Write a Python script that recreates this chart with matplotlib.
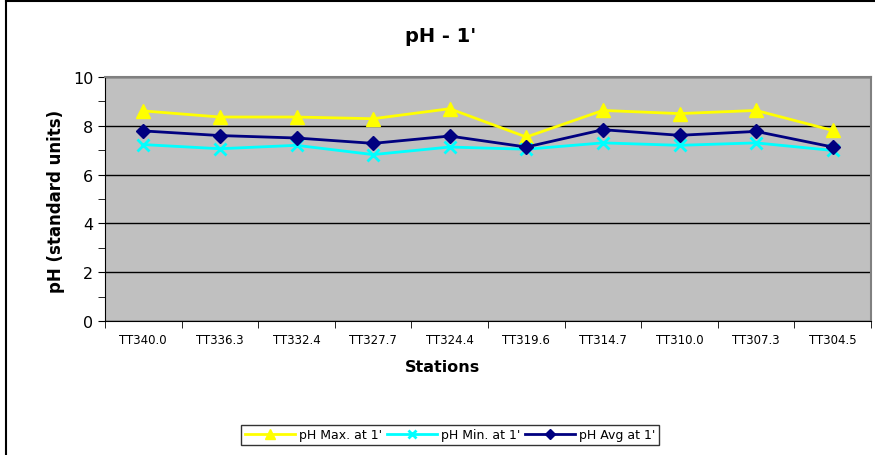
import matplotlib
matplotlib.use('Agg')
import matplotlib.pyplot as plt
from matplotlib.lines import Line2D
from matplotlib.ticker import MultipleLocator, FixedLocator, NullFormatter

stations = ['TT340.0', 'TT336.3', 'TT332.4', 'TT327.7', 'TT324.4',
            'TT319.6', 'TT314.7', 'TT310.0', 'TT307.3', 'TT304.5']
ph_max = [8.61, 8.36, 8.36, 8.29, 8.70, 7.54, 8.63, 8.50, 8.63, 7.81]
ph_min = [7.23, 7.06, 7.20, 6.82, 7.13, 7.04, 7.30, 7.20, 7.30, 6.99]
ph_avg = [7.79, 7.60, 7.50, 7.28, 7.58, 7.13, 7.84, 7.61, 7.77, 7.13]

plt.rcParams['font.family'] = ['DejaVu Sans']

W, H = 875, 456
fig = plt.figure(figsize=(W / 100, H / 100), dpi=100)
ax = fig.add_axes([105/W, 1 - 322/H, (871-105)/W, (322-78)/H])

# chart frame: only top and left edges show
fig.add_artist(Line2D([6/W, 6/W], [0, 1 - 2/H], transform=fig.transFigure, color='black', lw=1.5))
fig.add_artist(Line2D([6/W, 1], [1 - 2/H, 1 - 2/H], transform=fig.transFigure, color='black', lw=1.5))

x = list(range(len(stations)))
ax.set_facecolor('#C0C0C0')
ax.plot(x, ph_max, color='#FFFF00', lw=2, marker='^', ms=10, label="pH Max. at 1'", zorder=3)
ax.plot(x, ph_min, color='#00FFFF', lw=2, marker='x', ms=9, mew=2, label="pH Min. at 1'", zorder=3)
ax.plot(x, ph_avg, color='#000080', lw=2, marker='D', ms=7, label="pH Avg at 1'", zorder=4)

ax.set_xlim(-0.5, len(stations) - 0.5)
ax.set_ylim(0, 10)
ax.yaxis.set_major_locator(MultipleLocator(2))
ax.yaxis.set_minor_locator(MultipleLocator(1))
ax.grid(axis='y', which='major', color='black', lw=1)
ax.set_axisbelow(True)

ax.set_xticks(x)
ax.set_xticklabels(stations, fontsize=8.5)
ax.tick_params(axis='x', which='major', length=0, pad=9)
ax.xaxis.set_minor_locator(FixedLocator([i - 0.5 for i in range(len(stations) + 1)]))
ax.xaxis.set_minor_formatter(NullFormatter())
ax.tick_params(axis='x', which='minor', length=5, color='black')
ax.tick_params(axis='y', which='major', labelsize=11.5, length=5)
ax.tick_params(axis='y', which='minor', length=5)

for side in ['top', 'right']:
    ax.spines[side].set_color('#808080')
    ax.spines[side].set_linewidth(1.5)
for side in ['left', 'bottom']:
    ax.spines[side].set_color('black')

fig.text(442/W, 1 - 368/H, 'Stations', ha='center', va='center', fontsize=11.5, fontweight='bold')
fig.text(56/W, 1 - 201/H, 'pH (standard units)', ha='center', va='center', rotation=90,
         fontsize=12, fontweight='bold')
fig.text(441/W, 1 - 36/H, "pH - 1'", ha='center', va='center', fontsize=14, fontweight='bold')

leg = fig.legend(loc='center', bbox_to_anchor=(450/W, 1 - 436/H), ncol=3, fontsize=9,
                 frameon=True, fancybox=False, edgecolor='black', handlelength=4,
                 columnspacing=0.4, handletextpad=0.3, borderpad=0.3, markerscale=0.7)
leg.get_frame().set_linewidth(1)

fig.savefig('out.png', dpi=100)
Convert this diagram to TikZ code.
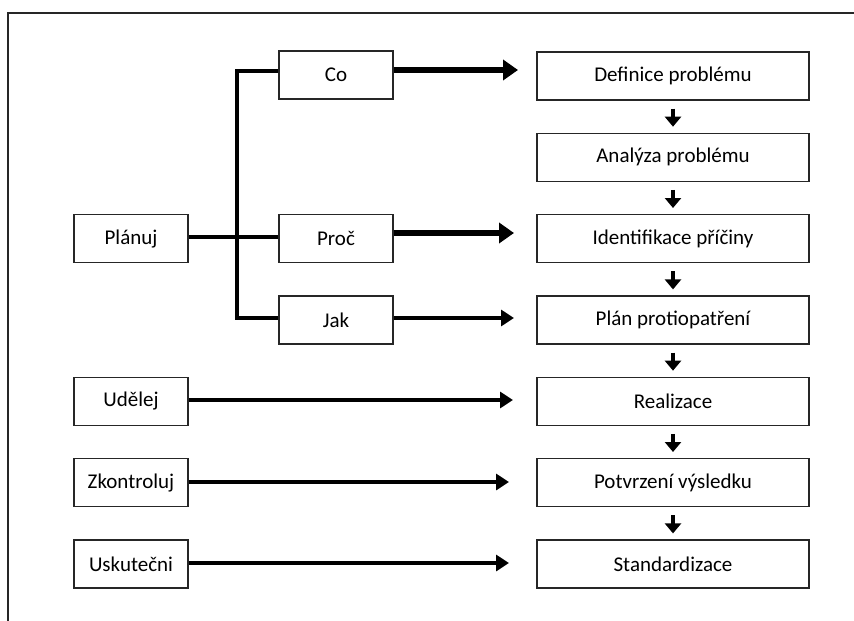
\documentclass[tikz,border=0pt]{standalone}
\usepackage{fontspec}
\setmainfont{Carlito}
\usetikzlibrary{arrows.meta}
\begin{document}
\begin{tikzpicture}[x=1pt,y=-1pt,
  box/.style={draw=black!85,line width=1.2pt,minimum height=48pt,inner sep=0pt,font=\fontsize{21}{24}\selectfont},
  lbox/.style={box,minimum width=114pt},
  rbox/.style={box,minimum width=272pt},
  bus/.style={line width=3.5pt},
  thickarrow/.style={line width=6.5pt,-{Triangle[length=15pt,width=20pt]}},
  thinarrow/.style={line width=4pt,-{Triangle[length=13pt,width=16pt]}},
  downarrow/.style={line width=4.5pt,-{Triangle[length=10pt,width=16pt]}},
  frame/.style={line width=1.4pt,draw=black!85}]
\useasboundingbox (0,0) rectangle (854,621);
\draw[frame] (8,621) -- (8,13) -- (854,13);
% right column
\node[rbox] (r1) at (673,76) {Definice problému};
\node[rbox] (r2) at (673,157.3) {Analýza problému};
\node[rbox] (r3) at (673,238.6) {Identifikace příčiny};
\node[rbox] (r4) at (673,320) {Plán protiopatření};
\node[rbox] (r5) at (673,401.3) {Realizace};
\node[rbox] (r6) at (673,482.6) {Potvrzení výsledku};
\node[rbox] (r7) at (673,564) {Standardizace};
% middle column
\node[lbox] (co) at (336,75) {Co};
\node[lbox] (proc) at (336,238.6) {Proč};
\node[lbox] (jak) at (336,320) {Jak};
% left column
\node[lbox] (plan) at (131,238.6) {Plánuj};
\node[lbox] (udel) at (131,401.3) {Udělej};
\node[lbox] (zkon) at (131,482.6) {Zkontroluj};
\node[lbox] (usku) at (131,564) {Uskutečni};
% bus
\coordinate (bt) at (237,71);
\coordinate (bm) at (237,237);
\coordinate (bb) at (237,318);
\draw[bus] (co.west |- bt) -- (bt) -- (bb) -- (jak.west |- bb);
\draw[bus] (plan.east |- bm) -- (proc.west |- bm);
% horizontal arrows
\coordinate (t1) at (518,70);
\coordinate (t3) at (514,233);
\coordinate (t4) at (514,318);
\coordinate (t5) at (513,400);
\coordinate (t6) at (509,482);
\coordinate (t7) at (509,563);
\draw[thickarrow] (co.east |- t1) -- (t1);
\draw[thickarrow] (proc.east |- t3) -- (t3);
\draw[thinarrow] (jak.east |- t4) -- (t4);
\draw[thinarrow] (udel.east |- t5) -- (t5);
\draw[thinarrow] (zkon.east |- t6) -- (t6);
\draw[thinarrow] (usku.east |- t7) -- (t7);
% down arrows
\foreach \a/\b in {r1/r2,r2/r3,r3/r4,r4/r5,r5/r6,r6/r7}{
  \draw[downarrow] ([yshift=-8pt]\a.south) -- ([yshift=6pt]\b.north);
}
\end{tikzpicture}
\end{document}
+ + + + +
=== Stated problem ===
Of all the lines above, how many contain "chart"? Give the number and nothing more.

=== Exercise answer ===
2